Maybe it's the work of the sub-editor but the article seems to argue that all these folk of southern provenance will frustrate the ambitions of the narrow minded nationalists. If this is the thrust of the piece, I'm far from convinced:

i) An SNP First Minister would hold a referendum on independence one presumes. While 400K is a big chunk of 5 million people, it would not necessarily swing the decision either way.

ii) Referendums on devolution to date have entailed simple majorities- apart from the ones in the seventies which specified a 40% of voters requirement. The English contingent would not prevent a simple majority from being returned for independence.

iii) Who is to say people of English descent have not been converted to the idea of independence? I know a few English immigrants to Wales who have got weirdly entusiastic about Plaid Cymru and I'm sure there are more than a few in Scotland for whom English roots are irrelevant.

iv) The poll registered 52%, presumably including immigrants of all kinds.

Professor Devine has not convinced me the danger to the Union is any less than I thought before reading his article.

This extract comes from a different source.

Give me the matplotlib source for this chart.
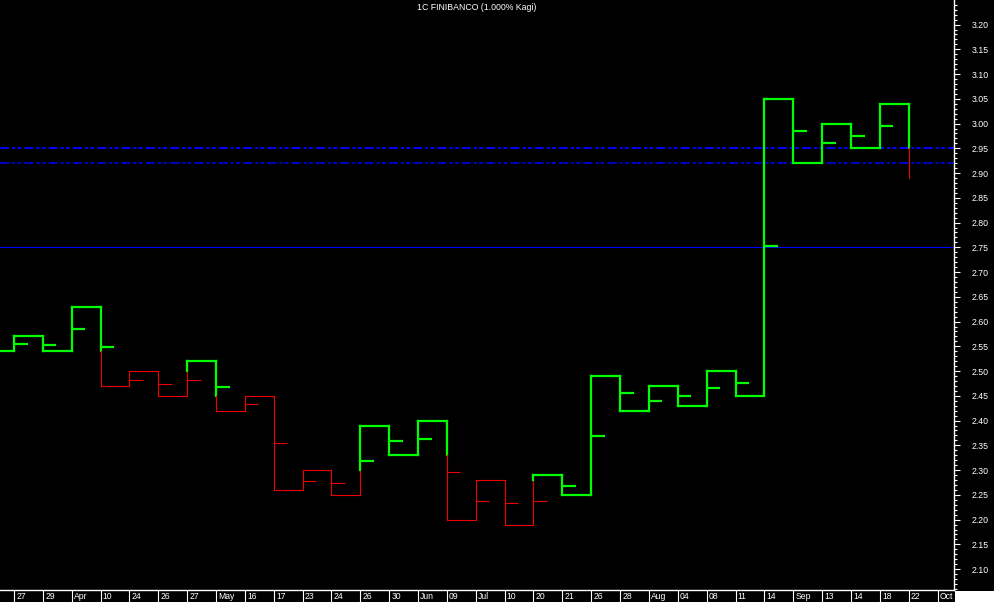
import matplotlib
matplotlib.use("Agg")
import matplotlib.pyplot as plt
from matplotlib.patches import Rectangle
from matplotlib.ticker import MultipleLocator, FormatStrFormatter
import matplotlib.transforms as mtransforms

plt.rcParams['font.family'] = ['Liberation Sans', 'DejaVu Sans']
plt.rcParams['lines.scale_dashes'] = False

title = "1C FINIBANCO (1.000% Kagi)"
x_labels = ["27", "29", "Apr", "10", "24", "26", "27", "May", "16", "17", "23", "24",
            "26", "30", "Jun", "09", "Jul", "10", "20", "21", "26", "28", "Aug", "04",
            "08", "11", "14", "Sep", "13", "14", "18", "22", "Oct"]
start_level = 2.54
levels = [2.57, 2.54, 2.63, 2.47, 2.50, 2.45, 2.52, 2.42, 2.45, 2.26, 2.30, 2.25,
          2.39, 2.33, 2.40, 2.20, 2.28, 2.19, 2.29, 2.25, 2.49, 2.42, 2.47, 2.43,
          2.50, 2.45, 3.05, 2.92, 3.00, 2.95, 3.04, 2.89]
marks = [2.555, 2.553, 2.585, 2.549, 2.483, 2.473, 2.483, 2.468, 2.433, 2.355, 2.278, 2.273,
         2.318, 2.359, 2.363, 2.297, 2.237, 2.233, 2.237, 2.268, 2.369, 2.456, 2.440, 2.450,
         2.465, 2.475, 2.752, 2.985, 2.960, 2.975, 2.996, None]
ref_solid = 2.75
ref_dashed = [2.95, 2.92]

W, H = 994, 602
fig = plt.figure(figsize=(W / 100, H / 100), dpi=100, facecolor='black')
ax_left, ax_right, ax_bottom = 0, 954, 590
ax = fig.add_axes([ax_left / W, (H - ax_bottom) / H, (ax_right - ax_left) / W, ax_bottom / H])
ax.set_facecolor('black')

step = 28.86
ax.set_xlim(-14 / step, (ax_right - 14) / step)
ax.set_ylim(2.0578, 3.2496)

GREEN = '#00ff00'
RED = '#ee0000'
THICK = 1.6
THIN = 0.8


def seg(x0, x1, y0, y1, thick):
    ax.plot([x0, x1], [y0, y1], color=GREEN if thick else RED,
            lw=THICK if thick else THIN, solid_capstyle='projecting', zorder=3)


# initial horizontal
seg(-1, 0, start_level, start_level, True)

state_thick = True
prev_peak = None
prev_trough = None
cur = start_level
for i, lv in enumerate(levels):
    switch = None
    if lv > cur:
        if (not state_thick) and prev_peak is not None and lv > prev_peak:
            switch = prev_peak
        prev_trough = cur if prev_trough is None else prev_trough
        if switch is not None:
            seg(i, i, cur, switch, False)
            seg(i, i, switch, lv, True)
            state_thick = True
        else:
            seg(i, i, cur, lv, state_thick)
        prev_trough = cur
        prev_peak_new = lv
        prev_peak = prev_peak_new
    else:
        if state_thick and prev_trough is not None and lv < prev_trough:
            switch = prev_trough
        if switch is not None:
            seg(i, i, cur, switch, True)
            seg(i, i, switch, lv, False)
            state_thick = False
        else:
            seg(i, i, cur, lv, state_thick)
        prev_peak = cur if prev_peak is None else prev_peak
        prev_peak = cur
        prev_trough = lv
    m = marks[i]
    if m is not None:
        if switch is not None:
            mthick = m > switch
        else:
            mthick = state_thick
        ax.plot([i, i + 0.47], [m, m], color=GREEN if mthick else RED,
                lw=THICK if mthick else THIN, solid_capstyle='butt', zorder=4)
    if i < len(levels) - 1:
        seg(i, i + 1, lv, lv, state_thick)
    cur = lv

# reference lines
ax.axhline(ref_solid, color='#0000ff', lw=0.8, zorder=2)
ax.axhline(ref_dashed[0], color='#0000ff', lw=1.4, zorder=2,
           linestyle=(0, (6.5, 2.2, 2.2, 1.5, 2.9, 2.2)))
ax.axhline(ref_dashed[1], color='#0000ff', lw=1.1, zorder=2,
           linestyle=(0, (6.5, 2.2, 2.2, 1.5, 2.9, 2.2)))

# spines
for s in ['top', 'left']:
    ax.spines[s].set_visible(False)
ax.spines['right'].set_color('white')
ax.spines['bottom'].set_color('white')
ax.spines['right'].set_linewidth(1)
ax.spines['bottom'].set_linewidth(1)

# y axis on right
ax.yaxis.tick_right()
ax.yaxis.set_major_locator(MultipleLocator(0.05))
ax.yaxis.set_minor_locator(MultipleLocator(0.01))
ax.yaxis.set_major_formatter(FormatStrFormatter('%.2f'))
ax.tick_params(axis='y', which='major', colors='white', length=4.3, width=0.8,
               pad=8.5, labelsize=6.3, labelcolor='white')
ax.tick_params(axis='y', which='minor', colors='white', length=2.0, width=0.8)

# x axis: separators and labels
ax.set_xticks(range(len(x_labels)))
ax.set_xticklabels([])
ax.tick_params(axis='x', which='major', colors='white', length=9, width=0.8, direction='out')
ax.tick_params(axis='x', which='minor', length=0)
for i, lab in enumerate(x_labels):
    ax.annotate(lab, xy=(i, 0), xycoords=('data', 'axes fraction'),
                xytext=(1.6, -4.6), textcoords='offset points',
                ha='left', va='center', color='white', fontsize=6.2,
                annotation_clip=False)

ax.text(0.5, 1 - 8 / ax_bottom, title, transform=ax.transAxes, ha='center', va='center',
        color='white', fontsize=6.3)

# white bottom-right corner
fig.add_artist(Rectangle(((ax_right + 0.5) / W, 0), 1, (H - ax_bottom - 0.5) / H,
                         transform=fig.transFigure, facecolor='white', edgecolor='none',
                         zorder=10))

fig.savefig('out.png', dpi=100, facecolor='black')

Skipper, I'm not a constitutional expert, but are you sure it would be within the power of an SNP First Minister to decide to hold a referendum? Doesn't the Scottish Parliament have to vote for it? As for "the union in danger", I do hope so.
Well, yes, I'm sure it has to be the whole parliament, but as in the Commons, the PM is the key decision-maker. Personally, as a boder Celt, I'd not like to 'lose' Scotland and Wales from the Union.
But the difference is that the PM leads a party with an overall majority in the Commons; an SNP First Minister (should such a thing happen) would probably lead a minority administration; and the other three main parties are all unionist.